**WHAT IS NEEDED**
Retype all material exactly. Pictures stay out of the copy.

**STORED DATA**
········

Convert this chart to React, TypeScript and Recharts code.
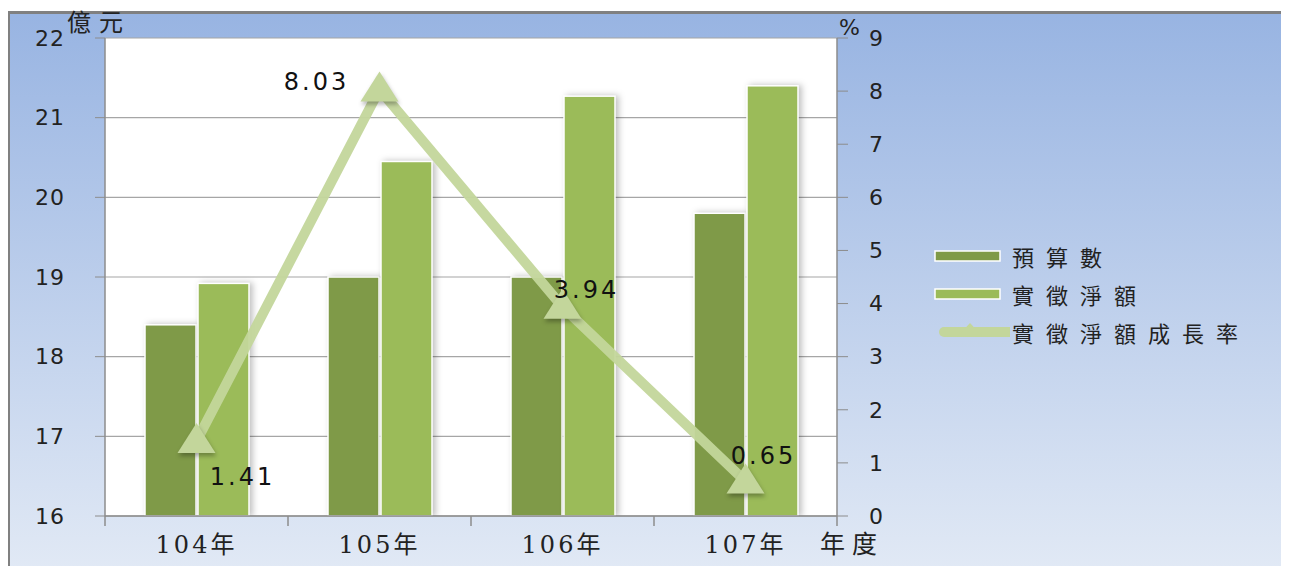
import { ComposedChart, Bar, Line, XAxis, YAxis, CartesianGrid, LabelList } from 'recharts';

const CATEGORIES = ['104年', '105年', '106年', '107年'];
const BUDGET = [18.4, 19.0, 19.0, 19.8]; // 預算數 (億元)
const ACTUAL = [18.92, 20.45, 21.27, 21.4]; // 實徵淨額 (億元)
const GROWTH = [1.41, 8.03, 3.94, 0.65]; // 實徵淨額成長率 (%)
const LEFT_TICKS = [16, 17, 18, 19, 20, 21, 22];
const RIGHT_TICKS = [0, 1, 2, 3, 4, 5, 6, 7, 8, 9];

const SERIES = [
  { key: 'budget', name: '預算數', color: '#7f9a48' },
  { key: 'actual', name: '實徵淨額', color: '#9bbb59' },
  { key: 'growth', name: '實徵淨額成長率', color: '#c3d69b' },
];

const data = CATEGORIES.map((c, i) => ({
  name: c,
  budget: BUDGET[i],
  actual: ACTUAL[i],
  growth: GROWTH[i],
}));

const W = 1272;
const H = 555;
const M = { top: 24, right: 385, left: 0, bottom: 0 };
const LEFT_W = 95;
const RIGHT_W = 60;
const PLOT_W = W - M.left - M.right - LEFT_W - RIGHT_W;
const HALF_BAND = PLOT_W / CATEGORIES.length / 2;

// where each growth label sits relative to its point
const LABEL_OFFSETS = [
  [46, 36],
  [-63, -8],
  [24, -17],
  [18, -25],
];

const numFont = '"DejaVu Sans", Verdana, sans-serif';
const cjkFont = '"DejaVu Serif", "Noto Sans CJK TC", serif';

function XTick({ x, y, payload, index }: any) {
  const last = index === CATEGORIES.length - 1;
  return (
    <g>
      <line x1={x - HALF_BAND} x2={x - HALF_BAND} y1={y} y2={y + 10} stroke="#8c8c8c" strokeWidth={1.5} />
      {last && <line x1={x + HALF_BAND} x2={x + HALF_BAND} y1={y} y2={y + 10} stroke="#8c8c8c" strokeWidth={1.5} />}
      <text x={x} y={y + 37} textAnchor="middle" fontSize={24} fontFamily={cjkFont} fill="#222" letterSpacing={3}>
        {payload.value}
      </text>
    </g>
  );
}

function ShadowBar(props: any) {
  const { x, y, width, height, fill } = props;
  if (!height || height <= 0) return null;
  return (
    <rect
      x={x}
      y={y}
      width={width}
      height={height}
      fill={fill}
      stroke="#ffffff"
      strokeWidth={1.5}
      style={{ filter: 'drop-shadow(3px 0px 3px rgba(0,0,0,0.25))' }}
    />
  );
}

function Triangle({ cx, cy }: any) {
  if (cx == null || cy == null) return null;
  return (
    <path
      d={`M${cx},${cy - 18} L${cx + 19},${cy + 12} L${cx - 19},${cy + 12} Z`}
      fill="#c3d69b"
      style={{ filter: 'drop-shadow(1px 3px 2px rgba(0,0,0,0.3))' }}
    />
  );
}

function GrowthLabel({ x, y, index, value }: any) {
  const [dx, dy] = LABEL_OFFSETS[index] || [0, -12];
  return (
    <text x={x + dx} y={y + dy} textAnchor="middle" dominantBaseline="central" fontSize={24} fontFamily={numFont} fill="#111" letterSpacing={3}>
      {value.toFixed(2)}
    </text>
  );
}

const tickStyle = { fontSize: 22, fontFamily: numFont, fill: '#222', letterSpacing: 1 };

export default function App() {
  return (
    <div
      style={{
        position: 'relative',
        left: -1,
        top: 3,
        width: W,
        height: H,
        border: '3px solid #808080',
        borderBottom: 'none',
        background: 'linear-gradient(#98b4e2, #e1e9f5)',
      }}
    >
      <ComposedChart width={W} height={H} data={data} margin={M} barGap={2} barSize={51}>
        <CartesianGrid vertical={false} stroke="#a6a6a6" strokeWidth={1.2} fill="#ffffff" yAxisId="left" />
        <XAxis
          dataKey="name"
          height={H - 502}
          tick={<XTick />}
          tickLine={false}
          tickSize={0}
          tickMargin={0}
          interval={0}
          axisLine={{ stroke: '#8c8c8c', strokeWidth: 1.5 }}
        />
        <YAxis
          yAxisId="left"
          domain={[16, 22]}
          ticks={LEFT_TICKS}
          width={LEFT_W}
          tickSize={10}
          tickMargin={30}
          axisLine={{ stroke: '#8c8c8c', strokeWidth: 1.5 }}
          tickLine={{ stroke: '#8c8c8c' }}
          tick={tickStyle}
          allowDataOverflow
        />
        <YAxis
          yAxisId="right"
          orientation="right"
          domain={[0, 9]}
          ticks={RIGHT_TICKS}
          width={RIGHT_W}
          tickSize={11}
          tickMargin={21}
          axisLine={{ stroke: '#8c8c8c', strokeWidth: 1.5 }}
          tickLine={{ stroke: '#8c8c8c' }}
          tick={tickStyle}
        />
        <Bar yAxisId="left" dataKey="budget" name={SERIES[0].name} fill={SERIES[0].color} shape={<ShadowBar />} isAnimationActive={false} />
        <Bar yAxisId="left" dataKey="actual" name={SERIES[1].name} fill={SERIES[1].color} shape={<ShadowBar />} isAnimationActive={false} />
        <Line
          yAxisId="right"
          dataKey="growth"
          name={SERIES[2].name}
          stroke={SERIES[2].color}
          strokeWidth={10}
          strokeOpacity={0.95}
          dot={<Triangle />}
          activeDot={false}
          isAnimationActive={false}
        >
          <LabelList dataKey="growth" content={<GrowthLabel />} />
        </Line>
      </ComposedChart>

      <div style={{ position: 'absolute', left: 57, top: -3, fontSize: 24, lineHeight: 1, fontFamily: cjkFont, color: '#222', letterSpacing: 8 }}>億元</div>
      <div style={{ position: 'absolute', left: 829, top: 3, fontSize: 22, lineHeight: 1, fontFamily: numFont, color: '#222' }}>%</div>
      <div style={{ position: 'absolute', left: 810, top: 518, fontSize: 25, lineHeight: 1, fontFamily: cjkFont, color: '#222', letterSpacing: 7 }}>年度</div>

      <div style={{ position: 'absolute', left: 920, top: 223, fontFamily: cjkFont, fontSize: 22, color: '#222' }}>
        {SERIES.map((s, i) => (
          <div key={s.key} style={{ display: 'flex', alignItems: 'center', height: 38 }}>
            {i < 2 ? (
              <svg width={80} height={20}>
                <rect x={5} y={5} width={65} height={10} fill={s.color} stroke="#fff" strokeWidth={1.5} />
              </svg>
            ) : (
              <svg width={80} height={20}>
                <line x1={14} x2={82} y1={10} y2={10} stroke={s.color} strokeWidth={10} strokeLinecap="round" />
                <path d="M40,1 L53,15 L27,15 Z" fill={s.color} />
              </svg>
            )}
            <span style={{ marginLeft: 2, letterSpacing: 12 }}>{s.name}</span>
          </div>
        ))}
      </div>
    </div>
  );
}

········

**OUTPUT**
Convert this chart to React, TypeScript and Recharts code.
import { ComposedChart, Bar, Line, XAxis, YAxis, CartesianGrid, LabelList } from 'recharts';

const CATEGORIES = ['104年', '105年', '106年', '107年'];
const BUDGET = [18.4, 19.0, 19.0, 19.8]; // 預算數 (億元)
const ACTUAL = [18.92, 20.45, 21.27, 21.4]; // 實徵淨額 (億元)
const GROWTH = [1.41, 8.03, 3.94, 0.65]; // 實徵淨額成長率 (%)
const LEFT_TICKS = [16, 17, 18, 19, 20, 21, 22];
const RIGHT_TICKS = [0, 1, 2, 3, 4, 5, 6, 7, 8, 9];

const SERIES = [
  { key: 'budget', name: '預算數', color: '#7f9a48' },
  { key: 'actual', name: '實徵淨額', color: '#9bbb59' },
  { key: 'growth', name: '實徵淨額成長率', color: '#c3d69b' },
];

const data = CATEGORIES.map((c, i) => ({
  name: c,
  budget: BUDGET[i],
  actual: ACTUAL[i],
  growth: GROWTH[i],
}));

const W = 1272;
const H = 555;
const M = { top: 24, right: 385, left: 0, bottom: 0 };
const LEFT_W = 95;
const RIGHT_W = 60;
const PLOT_W = W - M.left - M.right - LEFT_W - RIGHT_W;
const HALF_BAND = PLOT_W / CATEGORIES.length / 2;

// where each growth label sits relative to its point
const LABEL_OFFSETS = [
  [46, 36],
  [-63, -8],
  [24, -17],
  [18, -25],
];

const numFont = '"DejaVu Sans", Verdana, sans-serif';
const cjkFont = '"DejaVu Serif", "Noto Sans CJK TC", serif';

function XTick({ x, y, payload, index }: any) {
  const last = index === CATEGORIES.length - 1;
  return (
    <g>
      <line x1={x - HALF_BAND} x2={x - HALF_BAND} y1={y} y2={y + 10} stroke="#8c8c8c" strokeWidth={1.5} />
      {last && <line x1={x + HALF_BAND} x2={x + HALF_BAND} y1={y} y2={y + 10} stroke="#8c8c8c" strokeWidth={1.5} />}
      <text x={x} y={y + 37} textAnchor="middle" fontSize={24} fontFamily={cjkFont} fill="#222" letterSpacing={3}>
        {payload.value}
      </text>
    </g>
  );
}

function ShadowBar(props: any) {
  const { x, y, width, height, fill } = props;
  if (!height || height <= 0) return null;
  return (
    <rect
      x={x}
      y={y}
      width={width}
      height={height}
      fill={fill}
      stroke="#ffffff"
      strokeWidth={1.5}
      style={{ filter: 'drop-shadow(3px 0px 3px rgba(0,0,0,0.25))' }}
    />
  );
}

function Triangle({ cx, cy }: any) {
  if (cx == null || cy == null) return null;
  return (
    <path
      d={`M${cx},${cy - 18} L${cx + 19},${cy + 12} L${cx - 19},${cy + 12} Z`}
      fill="#c3d69b"
      style={{ filter: 'drop-shadow(1px 3px 2px rgba(0,0,0,0.3))' }}
    />
  );
}

function GrowthLabel({ x, y, index, value }: any) {
  const [dx, dy] = LABEL_OFFSETS[index] || [0, -12];
  return (
    <text x={x + dx} y={y + dy} textAnchor="middle" dominantBaseline="central" fontSize={24} fontFamily={numFont} fill="#111" letterSpacing={3}>
      {value.toFixed(2)}
    </text>
  );
}

const tickStyle = { fontSize: 22, fontFamily: numFont, fill: '#222', letterSpacing: 1 };

export default function App() {
  return (
    <div
      style={{
        position: 'relative',
        left: -1,
        top: 3,
        width: W,
        height: H,
        border: '3px solid #808080',
        borderBottom: 'none',
        background: 'linear-gradient(#98b4e2, #e1e9f5)',
      }}
    >
      <ComposedChart width={W} height={H} data={data} margin={M} barGap={2} barSize={51}>
        <CartesianGrid vertical={false} stroke="#a6a6a6" strokeWidth={1.2} fill="#ffffff" yAxisId="left" />
        <XAxis
          dataKey="name"
          height={H - 502}
          tick={<XTick />}
          tickLine={false}
          tickSize={0}
          tickMargin={0}
          interval={0}
          axisLine={{ stroke: '#8c8c8c', strokeWidth: 1.5 }}
        />
        <YAxis
          yAxisId="left"
          domain={[16, 22]}
          ticks={LEFT_TICKS}
          width={LEFT_W}
          tickSize={10}
          tickMargin={30}
          axisLine={{ stroke: '#8c8c8c', strokeWidth: 1.5 }}
          tickLine={{ stroke: '#8c8c8c' }}
          tick={tickStyle}
          allowDataOverflow
        />
        <YAxis
          yAxisId="right"
          orientation="right"
          domain={[0, 9]}
          ticks={RIGHT_TICKS}
          width={RIGHT_W}
          tickSize={11}
          tickMargin={21}
          axisLine={{ stroke: '#8c8c8c', strokeWidth: 1.5 }}
          tickLine={{ stroke: '#8c8c8c' }}
          tick={tickStyle}
        />
        <Bar yAxisId="left" dataKey="budget" name={SERIES[0].name} fill={SERIES[0].color} shape={<ShadowBar />} isAnimationActive={false} />
        <Bar yAxisId="left" dataKey="actual" name={SERIES[1].name} fill={SERIES[1].color} shape={<ShadowBar />} isAnimationActive={false} />
        <Line
          yAxisId="right"
          dataKey="growth"
          name={SERIES[2].name}
          stroke={SERIES[2].color}
          strokeWidth={10}
          strokeOpacity={0.95}
          dot={<Triangle />}
          activeDot={false}
          isAnimationActive={false}
        >
          <LabelList dataKey="growth" content={<GrowthLabel />} />
        </Line>
      </ComposedChart>

      <div style={{ position: 'absolute', left: 57, top: -3, fontSize: 24, lineHeight: 1, fontFamily: cjkFont, color: '#222', letterSpacing: 8 }}>億元</div>
      <div style={{ position: 'absolute', left: 829, top: 3, fontSize: 22, lineHeight: 1, fontFamily: numFont, color: '#222' }}>%</div>
      <div style={{ position: 'absolute', left: 810, top: 518, fontSize: 25, lineHeight: 1, fontFamily: cjkFont, color: '#222', letterSpacing: 7 }}>年度</div>

      <div style={{ position: 'absolute', left: 920, top: 223, fontFamily: cjkFont, fontSize: 22, color: '#222' }}>
        {SERIES.map((s, i) => (
          <div key={s.key} style={{ display: 'flex', alignItems: 'center', height: 38 }}>
            {i < 2 ? (
              <svg width={80} height={20}>
                <rect x={5} y={5} width={65} height={10} fill={s.color} stroke="#fff" strokeWidth={1.5} />
              </svg>
            ) : (
              <svg width={80} height={20}>
                <line x1={14} x2={82} y1={10} y2={10} stroke={s.color} strokeWidth={10} strokeLinecap="round" />
                <path d="M40,1 L53,15 L27,15 Z" fill={s.color} />
              </svg>
            )}
            <span style={{ marginLeft: 2, letterSpacing: 12 }}>{s.name}</span>
          </div>
        ))}
      </div>
    </div>
  );
}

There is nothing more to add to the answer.